The question I've wondered about is if I write those five unit tests, rather than the more ambitious 16 tests, what have I given up? The answer is: not much. At the recent
Software Test & Performance Conference, I attended a session by BJ Rollison who heads up
TestingMentor.com when he's not drilling Microsoft's testers in the latest techniques. He provided some interesting figures from Microsoft's analysis of pair-wise testing.
For attrib.exe (which takes a path + 6 optional args), he did minimal testing, pairwise, and comprehensive testing with the following results:
Minimal: 9 tests, 74% code coverage, 358 code blocks covered.

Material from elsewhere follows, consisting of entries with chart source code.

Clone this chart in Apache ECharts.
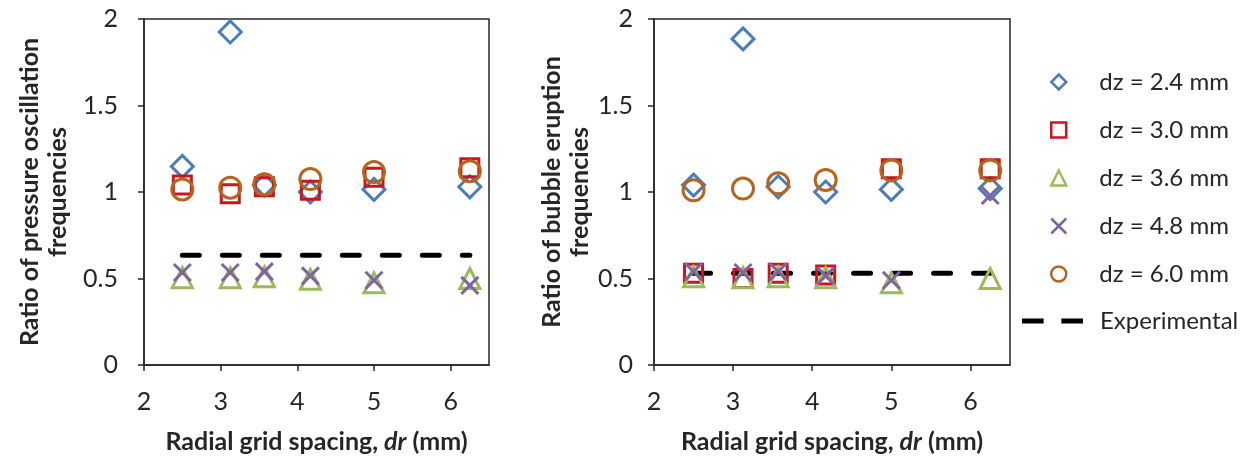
<!DOCTYPE html>
<html>
<head>
<meta charset="utf-8">
<script src="https://cdn.jsdelivr.net/npm/echarts@6/dist/echarts.min.js"></script>
<style>
  html, body { margin: 0; padding: 0; background: #fff; }
  #main { width: 1255px; height: 459px; }
</style>
</head>
<body>
<div id="main"></div>
<script>
// radial grid spacing dr (mm)
var drValues = [2.5, 3.125, 3.57, 4.17, 5.0, 6.25];
var seriesNames = ['dz = 2.4 mm', 'dz = 3.0 mm', 'dz = 3.6 mm', 'dz = 4.8 mm', 'dz = 6.0 mm'];

// left: pressure oscillation ratio
var pressDz24 = [1.148, 1.925, 1.04, 1.0, 1.015, 1.03];
var pressDz30 = [1.04, 0.99, 1.03, 1.01, 1.085, 1.14];
var pressDz36 = [0.505, 0.505, 0.51, 0.495, 0.475, 0.50];
var pressDz48 = [0.535, 0.535, 0.54, 0.515, 0.49, 0.46];
var pressDz60 = [1.015, 1.025, 1.045, 1.075, 1.115, 1.12];
var pressExp = 0.635;

// right: bubble eruption ratio
var bubbleDz24 = [1.04, 1.885, 1.03, 1.0, 1.015, 1.02];
var bubbleDz30 = [0.53, 0.50, 0.53, 0.52, 1.135, 1.135];
var bubbleDz36 = [0.51, 0.505, 0.51, 0.505, 0.475, 0.50];
var bubbleDz48 = [0.54, 0.535, 0.54, 0.515, 0.49, 0.98];
var bubbleDz60 = [1.01, 1.02, 1.05, 1.07, 1.125, 1.125];
var bubbleExp = 0.53;

var expRange = [2.5, 6.25];
var xTicks = [2, 3, 4, 5, 6];
var yTicks = [0, 0.5, 1, 1.5, 2];

var colors = ['#4A7EBB', '#C8161D', '#9BBB59', '#8064A2', '#B5651D'];
var symbols = ['diamond', 'rect', 'triangle', 'path://M0,0L10,10M10,0L0,10', 'circle'];
var sizes = [22, 18, 20, 17, 21];

var font = 'Lato, "Open Sans", sans-serif';
var axisColor = '#262626';

var myChart = echarts.init(document.getElementById('main'));

function pairs(vals) {
  return drValues.map(function (x, i) { return [x, vals[i]]; });
}

function xAxisOf(idx) {
  return {
    gridIndex: idx, type: 'value', min: 2, max: 6.5, interval: 1,
    axisLine: { show: true, onZero: false, lineStyle: { color: axisColor, width: 1.5 } },
    axisTick: { show: true, length: 6, lineStyle: { color: axisColor, width: 1.5 } },
    axisLabel: {
      fontSize: 25, color: axisColor, fontFamily: font, margin: 24,
      formatter: function (v) { return xTicks.indexOf(v) >= 0 ? String(v) : ''; },
      showMaxLabel: false
    },
    splitLine: { show: false },
    name: '{b|Radial grid spacing, }{i|dr}{b| (mm)}',
    nameLocation: 'middle', nameGap: 64,
    nameTextStyle: {
      rich: {
        b: { fontSize: 25, fontWeight: 'bold', color: axisColor, fontFamily: font },
        i: { fontSize: 25, fontWeight: 'bold', fontStyle: 'italic', color: axisColor, fontFamily: font }
      }
    }
  };
}

function yAxisOf(idx, title, gap, labelMargin) {
  return {
    gridIndex: idx, type: 'value', min: 0, max: 2, interval: 0.5,
    axisLine: { show: true, lineStyle: { color: axisColor, width: 1.5 } },
    axisTick: { show: true, length: 6, lineStyle: { color: axisColor, width: 1.5 } },
    axisLabel: {
      fontSize: 25, color: axisColor, fontFamily: font, margin: labelMargin,
      formatter: function (v) { return yTicks.indexOf(v) >= 0 ? String(v) : ''; }
    },
    splitLine: { show: false },
    name: title, nameLocation: 'middle', nameGap: gap, nameRotate: 90,
    nameTextStyle: { fontSize: 25, fontWeight: 'bold', color: axisColor, fontFamily: font, lineHeight: 28 }
  };
}

function scatterSeries(k, vals, gi) {
  return {
    name: seriesNames[k], type: 'scatter', xAxisIndex: gi, yAxisIndex: gi,
    symbol: symbols[k], symbolSize: sizes[k],
    itemStyle: { color: 'rgba(0,0,0,0)', borderColor: colors[k], borderWidth: 3, opacity: 1 },
    emphasis: { disabled: true },
    data: pairs(vals)
  };
}

function expSeries(val, gi) {
  return {
    name: 'Experimental', type: 'line', xAxisIndex: gi, yAxisIndex: gi,
    symbol: 'none', z: 1,
    lineStyle: { color: '#000', width: 5, type: [17, 23], cap: 'round' },
    data: expRange.map(function (x) { return [x, val]; })
  };
}

var leftSets = [pressDz24, pressDz30, pressDz36, pressDz48, pressDz60];
var rightSets = [bubbleDz24, bubbleDz30, bubbleDz36, bubbleDz48, bubbleDz60];

var series = [expSeries(pressExp, 0), expSeries(bubbleExp, 1)];
leftSets.forEach(function (v, k) { series.push(scatterSeries(k, v, 0)); });
rightSets.forEach(function (v, k) { series.push(scatterSeries(k, v, 1)); });

var option = {
  backgroundColor: '#fff',
  animation: false,
  grid: [
    { left: 144, top: 19, width: 345, height: 346, show: true, borderColor: axisColor, borderWidth: 1.5, backgroundColor: 'transparent' },
    { left: 654, top: 19, width: 356, height: 346, show: true, borderColor: axisColor, borderWidth: 1.5, backgroundColor: 'transparent' }
  ],
  xAxis: [xAxisOf(0), xAxisOf(1)],
  yAxis: [
    yAxisOf(0, 'Ratio of pressure oscillation\nfrequencies', 72, 26),
    yAxisOf(1, 'Ratio of bubble eruption\nfrequencies', 59, 21)
  ],
  legend: [
    {
      orient: 'vertical', left: 1050, top: 69, padding: 0,
      itemWidth: 15, itemHeight: 15, itemGap: 22,
      selectedMode: false,
      textStyle: { fontSize: 24, lineHeight: 26, color: axisColor, fontFamily: font, padding: [0, 0, 0, 28] },
      data: seriesNames.map(function (n, k) {
        return { name: n, icon: symbols[k], itemStyle: { color: 'rgba(0,0,0,0)', borderColor: colors[k], borderWidth: 2.5 } };
      })
    },
    {
      orient: 'vertical', left: 1022, top: 308, padding: 0,
      itemWidth: 61, itemHeight: 5,
      selectedMode: false,
      textStyle: { fontSize: 24, lineHeight: 26, color: axisColor, fontFamily: font, padding: [0, 0, 0, 12] },
      data: [{
        name: 'Experimental',
        icon: 'path://M0,0H22V5H0Z M40,0H62V5H40Z',
        itemStyle: { color: '#000', borderWidth: 0 }
      }]
    }
  ],
  series: series
};

myChart.setOption(option);
</script>
</body>
</html>
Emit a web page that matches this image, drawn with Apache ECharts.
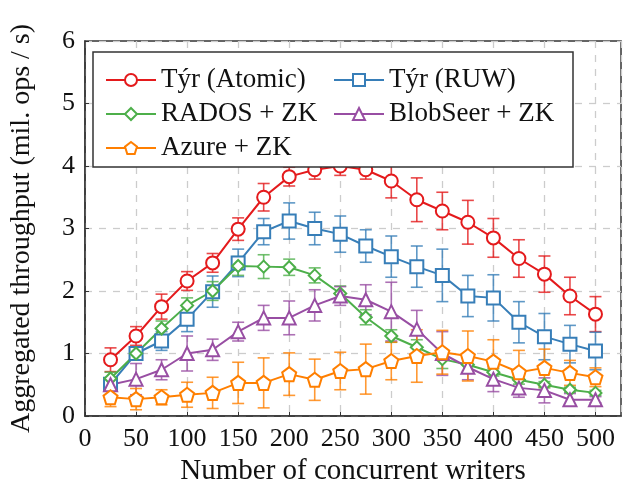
<!DOCTYPE html>
<html>
<head>
<meta charset="utf-8">
<script src="https://cdn.jsdelivr.net/npm/echarts@6/dist/echarts.min.js"></script>
<style>body{margin:0;background:#fff}#chart{width:625px;height:491px}</style>
</head>
<body>
<div id="chart"></div>
<script>
// writers on the x axis
const writers = [25, 50, 75, 100, 125, 150, 175, 200, 225, 250, 275, 300, 325, 350, 375, 400, 425, 450, 475, 500];

// throughput (mil. ops / s) and error half-widths
const tyrAtomic = [0.90, 1.28, 1.75, 2.16, 2.45, 2.99, 3.50, 3.83, 3.94, 4.00, 3.94, 3.76, 3.46, 3.28, 3.10, 2.85, 2.52, 2.27, 1.92, 1.63];
const tyrAtomicErr = [0.19, 0.15, 0.20, 0.15, 0.15, 0.18, 0.22, 0.15, 0.15, 0.15, 0.15, 0.27, 0.35, 0.30, 0.35, 0.31, 0.30, 0.29, 0.30, 0.28];

const tyrRuw = [0.51, 1.00, 1.20, 1.55, 1.99, 2.45, 2.95, 3.12, 3.00, 2.91, 2.72, 2.55, 2.39, 2.25, 1.92, 1.89, 1.50, 1.27, 1.15, 1.04];
const tyrRuwErr = [0.10, 0.10, 0.15, 0.20, 0.25, 0.22, 0.21, 0.29, 0.26, 0.29, 0.26, 0.33, 0.33, 0.42, 0.33, 0.37, 0.33, 0.37, 0.30, 0.30];

const rados = [0.60, 1.00, 1.40, 1.77, 2.00, 2.40, 2.39, 2.38, 2.25, 1.96, 1.58, 1.28, 1.10, 0.91, 0.82, 0.70, 0.58, 0.50, 0.42, 0.37];
const radosErr = [0.10, 0.10, 0.12, 0.12, 0.15, 0.15, 0.19, 0.13, 0.12, 0.12, 0.12, 0.10, 0.12, 0.15, 0.10, 0.06, 0.07, 0.05, 0.04, 0.04];

const blobSeer = [0.50, 0.59, 0.74, 1.00, 1.06, 1.35, 1.57, 1.57, 1.77, 1.92, 1.86, 1.67, 1.39, 1.00, 0.78, 0.59, 0.45, 0.41, 0.26, 0.26];
const blobSeerErr = [0.05, 0.25, 0.16, 0.28, 0.17, 0.15, 0.20, 0.27, 0.25, 0.15, 0.24, 0.47, 0.30, 0.35, 0.20, 0.20, 0.15, 0.20, 0.10, 0.05];

const azure = [0.30, 0.27, 0.30, 0.34, 0.37, 0.53, 0.53, 0.67, 0.58, 0.72, 0.75, 0.88, 0.96, 1.02, 0.96, 0.87, 0.70, 0.77, 0.69, 0.62];
const azureErr = [0.15, 0.17, 0.12, 0.20, 0.25, 0.33, 0.40, 0.34, 0.33, 0.30, 0.40, 0.30, 0.42, 0.35, 0.40, 0.35, 0.35, 0.30, 0.20, 0.15];

const xTicks = [0, 50, 100, 150, 200, 250, 300, 350, 400, 450, 500];
const yTicks = [0, 1, 2, 3, 4, 5, 6];

const FONT = '"Liberation Serif", "Times New Roman", serif';
const pentagon = 'path://M0,-1L0.951,-0.309L0.588,0.809L-0.588,0.809L-0.951,-0.309Z';

const lines = [
  { name: 'Týr (Atomic)', ys: tyrAtomic, err: tyrAtomicErr, color: '#e41a1c', symbol: 'circle', size: 13 },
  { name: 'Týr (RUW)', ys: tyrRuw, err: tyrRuwErr, color: '#377eb8', symbol: 'rect', size: 13 },
  { name: 'RADOS + ZK', ys: rados, err: radosErr, color: '#4daf4a', symbol: 'diamond', size: 12 },
  { name: 'BlobSeer + ZK', ys: blobSeer, err: blobSeerErr, color: '#984ea3', symbol: 'triangle', size: 13 },
  { name: 'Azure + ZK', ys: azure, err: azureErr, color: '#ff7f00', symbol: pentagon, size: 14 }
];

function errorBars(color) {
  return function (params, api) {
    const x = api.value(0), y = api.value(1), e = api.value(2);
    const hi = api.coord([x, y + e]);
    const lo = api.coord([x, y - e]);
    const w = 6;
    const style = { stroke: color, lineWidth: 1.6, opacity: 0.8 };
    return {
      type: 'group',
      children: [
        { type: 'line', shape: { x1: hi[0], y1: hi[1], x2: lo[0], y2: lo[1] }, style },
        { type: 'line', shape: { x1: hi[0] - w, y1: hi[1], x2: hi[0] + w, y2: hi[1] }, style },
        { type: 'line', shape: { x1: lo[0] - w, y1: lo[1], x2: lo[0] + w, y2: lo[1] }, style }
      ]
    };
  };
}

const series = [];
lines.forEach(s => {
  series.push({
    name: s.name + ' err',
    type: 'custom',
    renderItem: errorBars(s.color),
    encode: { x: 0, y: 1 },
    data: writers.map((x, i) => [x, s.ys[i], s.err[i]]),
    z: 1,
    silent: true
  });
});
lines.forEach(s => {
  series.push({
    name: s.name,
    type: 'line',
    data: writers.map((x, i) => [x, s.ys[i]]),
    symbol: s.symbol,
    symbolSize: s.size,
    showAllSymbol: true,
    lineStyle: { color: s.color, width: 2 },
    itemStyle: { color: '#fff', borderColor: s.color, borderWidth: 2 },
    z: 2,
    animation: false
  });
});

const legendText = { fontFamily: FONT, fontSize: 27, color: '#111', lineHeight: 30 };
const legendCommon = {
  orient: 'vertical',
  top: 60,
  itemWidth: 50,
  itemHeight: 15,
  itemGap: 4,
  selectedMode: false,
  textStyle: legendText,
  z: 10
};

const option = {
  animation: false,
  backgroundColor: '#fff',
  grid: { left: 76, right: 4, top: 41, bottom: 75, show: true, borderColor: '#333', borderWidth: 1.5 },
  xAxis: {
    type: 'value',
    min: 0,
    max: 525,
    interval: 50,
    name: 'Number of concurrent writers',
    nameLocation: 'middle',
    nameGap: 41,
    nameTextStyle: { fontFamily: FONT, fontSize: 29, color: '#111' },
    axisLine: { lineStyle: { color: '#333', width: 1.5 } },
    axisTick: { inside: true, length: 4, lineStyle: { color: '#333' } },
    axisLabel: {
      fontFamily: FONT, fontSize: 26, color: '#111', margin: 10, showMaxLabel: false,
      formatter: v => (xTicks.includes(v) ? String(v) : '')
    },
    splitLine: { lineStyle: { color: '#cccccc', type: [7, 7], width: 1.3 } }
  },
  yAxis: {
    type: 'value',
    min: 0,
    max: 6,
    interval: 1,
    name: 'Aggregated throughput (mil. ops / s)',
    nameLocation: 'middle',
    nameGap: 49,
    nameTextStyle: { fontFamily: FONT, fontSize: 28, color: '#111' },
    axisLine: { show: true, lineStyle: { color: '#333', width: 1.5 } },
    axisTick: { show: true, inside: true, length: 4, lineStyle: { color: '#333' } },
    axisLabel: {
      fontFamily: FONT, fontSize: 26, color: '#111', margin: 10,
      formatter: v => (yTicks.includes(v) ? String(v) : '')
    },
    splitLine: { lineStyle: { color: '#cccccc', type: [7, 7], width: 1.3 } }
  },
  legend: [
    Object.assign({}, legendCommon, { left: 100, data: ['Týr (Atomic)', 'RADOS + ZK', 'Azure + ZK'] }),
    Object.assign({}, legendCommon, { left: 328, data: ['Týr (RUW)', 'BlobSeer + ZK'] })
  ],
  graphic: [{
    type: 'rect',
    z: 8,
    shape: { x: 93, y: 52, width: 480, height: 115 },
    style: { fill: '#fff', stroke: '#333', lineWidth: 1.5 }
  }],
  series
};

echarts.init(document.getElementById('chart')).setOption(option);
</script>
</body>
</html>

Pairwise: 13 tests, 77% code coverage, 370 code blocks covered
Maximal: 972 tests, 77% code coverage, 370 code blocks covered
A similar test exploration with findstr.exe (which takes a string + 19 optional args) found that pairwise testing via 136 tests covered 74% of the app, while maximal coverage consisting of 3,533 tests covered 76% of the app.
These numbers make sense. Surely, if you test a key subset of pairs possibilities, testing additional combinations is not likely to exercise completely different routines, so code coverage should not increase much for the tests that exceed pair-wise recommendations. What surprised me was that pairwise got such high-numbers to begin with. 70+ % is pretty decent coverage.
From now on, pair-wise testing will be part of my unit-testing design toolbox. For a list of tools that can find the pairs to test, see
here. Rollison highly recommended Microsoft's free PICT tool (see previous link), which also provides a means to specify special relationships between the various factors in the combinations.